COAL fueling Data Center Proliferation

As predicted more than two years ago! Coal is FUELING the Data Center Proliferation. 

The Coalition to Protect PWC had been warning as early as December of 2022 that out-of-control data center proliferation was consuming so much power that the only alternative immediately available to meet the industry’s insatiable appetite would be coal.

Supervisors’ land-use update eliminates ‘rural crescent’ development rules | News | princewilliamtimes.com

“…During each of the public hearings, Coalition to Protect Prince William County Executive Director Elena Schlossberg took the mic to explain her support for the rural crescent……Afterward, Schlossberg delivered a Santa bag “full of coal” before the dais, saying the ongoing data center sprawl is too big to rely on anything other than “dirty coal.” 

FAST FORWARD TWO YEARS – IT’S NOW NATIONAL HEADLINE NEWS!

Internet data centers are fueling drive to old power source: Coal – Washington Post

“CHARLES TOWN, W.Va. — A helicopter hovers over the Gee family farm, the noisy rattle echoing inside their home in this rural part of West Virginia. It’s holding surveyors who are eyeing space for yet another power line next to the property — a line that will take electricity generated from coal plants in the state to address a drain on power driven by the world’s internet hub in Northern Virginia 35 miles away.”

“There, massive data centers with computers processing nearly 70 percent of global digital traffic are gobbling up electricity at a rate officials overseeing the power grid say is unsustainable unless two things happen: Several hundred miles of new transmission lines must be built, slicing through neighborhoods and farms in Virginia and three neighboring states. And antiquated coal-powered electricity plants that had been scheduled to go offline will need to keep running to fuel the increasing need for more power, undermining clean energy goals…”

This chart from the Washington Post article says it all, including the descriptive title:  “STRATOSPHERIC

The price tag for just this ONE transmission expansion project is over 5 BILLION dollars.  You read that correctly — Not MILLIONS, it’s in the BILLIONS.  And this is only the first of many transmission expansion projects to come, all driven by data center expansions.

“We should not be subsidizing this industry for another minute, let alone another year,” Julie Bolthouse, director of land use at the Piedmont Environmental Council, chided a Senate committee that voted in February to table a bill that would force data center companies to pay more for new transmission lines.

What people in Prince William County, AND the region, need to understand is that the one West Virginia to Loudoun County “extension cord” highlighted in this article is only the FIRST STEP to meet the power needs for Data Center Alley in Loudoun County.  This massive dirty coal extension cord does NOT include the power calculations for the next even BIGGER data center alley coming in Prince William County.

Residents need to get involved throughout the Commonwealth.  We need to act locally, regionally, AND statewide.

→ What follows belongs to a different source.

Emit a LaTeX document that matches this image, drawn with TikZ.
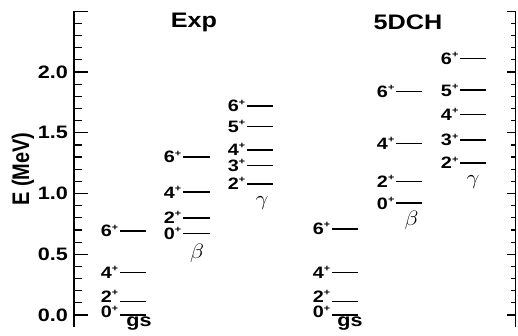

How does this initiative to bring power to Data Center Alley affect us directly in PWC?  That massive North-South transmission line that goes through Vint Hill and Pageland Lane exists today – this PJM expansion project is calling it the Morrisville to Wishing Star transmission expansion.  Dominion plans to tear down the existing lattice-structure towers in the corridor all the way from the Morrisville substation in Fauquier County, through Prince William County, to a new Wishing Star substation in Loudoun County (36.5 miles), and replace those towers with three new monopole towers, each 180′ tall – all to add one more 500kV transmission line to the corridor.  This expansion is not for any of the data center proliferation in Prince William County – it’s for Loudoun County’s Data Center Alley.

What can you do in Prince William County?  You can attend Dominion Energy’s upcoming virtual community meeting on Tuesday, April 30 from noon to 1 PM.  An in-person community meeting will be held in Prince William County on May 16 – details TBD.

Let’s remember who pays for the bulk of this new upgraded transmission infrastructure and who pays for the purchasing of power from outside the Dominion zone?  Yep, you got it — YOU DO.   Also note:  The north-south transmission corridor was upgraded less than fifteen years ago.  Normally, per Dominion Energy, replacements don’t have to be made before 25 years.

The only reasonable reaction to this kind of grid overload, driven primarily by one industry, is to demand that THEY figure out how they THEMSELVES are going to meet THEIR OWN corporate business model.

It is not our responsibility as a community to bear the brunt of ALL the impacts THEY are causing. Remember, these lines, whether they are expanded easements or altogether new transmission corridors:  they will take private property, they will impact our natural and cultural resources, and they will force all residents to cover the cost.

We say ENOUGH.

This aspect of the 21st century industrial era is taking too much.